Ah, não sei, esse tipo de análise não faço. Vi o PT se formar muito jovem, acompanhei Lula nas greves de São Bernardo. Para mim, o sonho era aquele que se concretizou em doze anos de governos petistas, com várias falhas e omissões. Mas foi importante que o PT tenha chegado ao poder e tenha deixado outro tipo de administração pública, em relação ao que está aí ou aquilo que estava antes dele. Foi o melhor período já vivido no país, não há dúvida. Para quem é pobre, isso é evidente. Agora, se isso vai se repetir, com quem, não faço ideia, e nem fico pensando para não me angustiar. Já militei contra ditadura, mobilizei a criação do PT, trabalhei no partido, acabei me desiludindo… Mas continuo de esquerda e achando que o Lula está preso injustamente.

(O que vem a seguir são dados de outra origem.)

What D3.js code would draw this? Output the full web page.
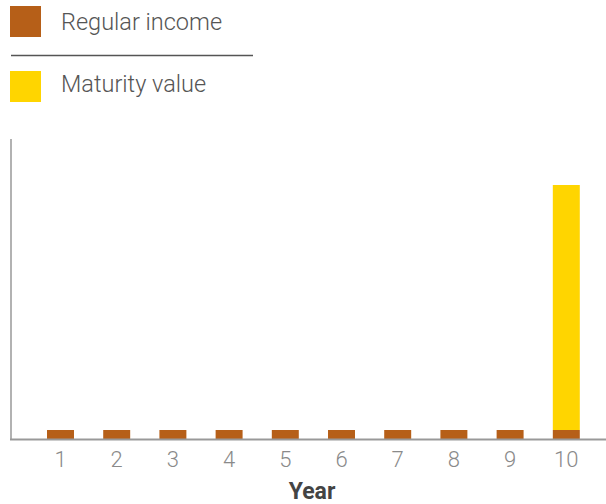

Leia o trecho do conto inédito “Academia”:
“Então, de uma hora para outra, ela sempre pensava em uma ou outa obscenidade enquanto malhava, enquanto percorria aquele infinito território limitado que era uma esteira mecânica de academia de ginástica, rolando sobre si mesma, rodando sobre ela própria, para onde? “Qual foi o melhor pênis que já me penetrou e como sinto falta dele?”, perguntou-se, num esforço de memória táctil. Queria conseguir lembrar exatamente os detalhes do toque, do movimento, do roçar nas suas paredes mais internas… Esses pensamentos faziam-na feliz, atenta, leve. Tinha lá suas superstições também: sempre fizeram uma associação desde adolescente, a de que uma mulher com pouca roupa no armário teria poucos homens. Era preciso ter a maior quantidade de roupa possível. Mas ela nunca tinha. Vivia na expectativa, com um misto de medo e desejo de perder o marido, de trocá-lo por outro ou de ser trocada por ele. Uma amiga havia comentado sobre homens de todas as idades, mais jovens ou mais velhos, que pelo menos uma vez por semana tomam dois comprimidos de Viagra e vão fazer sexo com prostitutas chiques, garotas de programa. E a amiga tinha completado o comentário: não, não são impotentes, são todos casados”.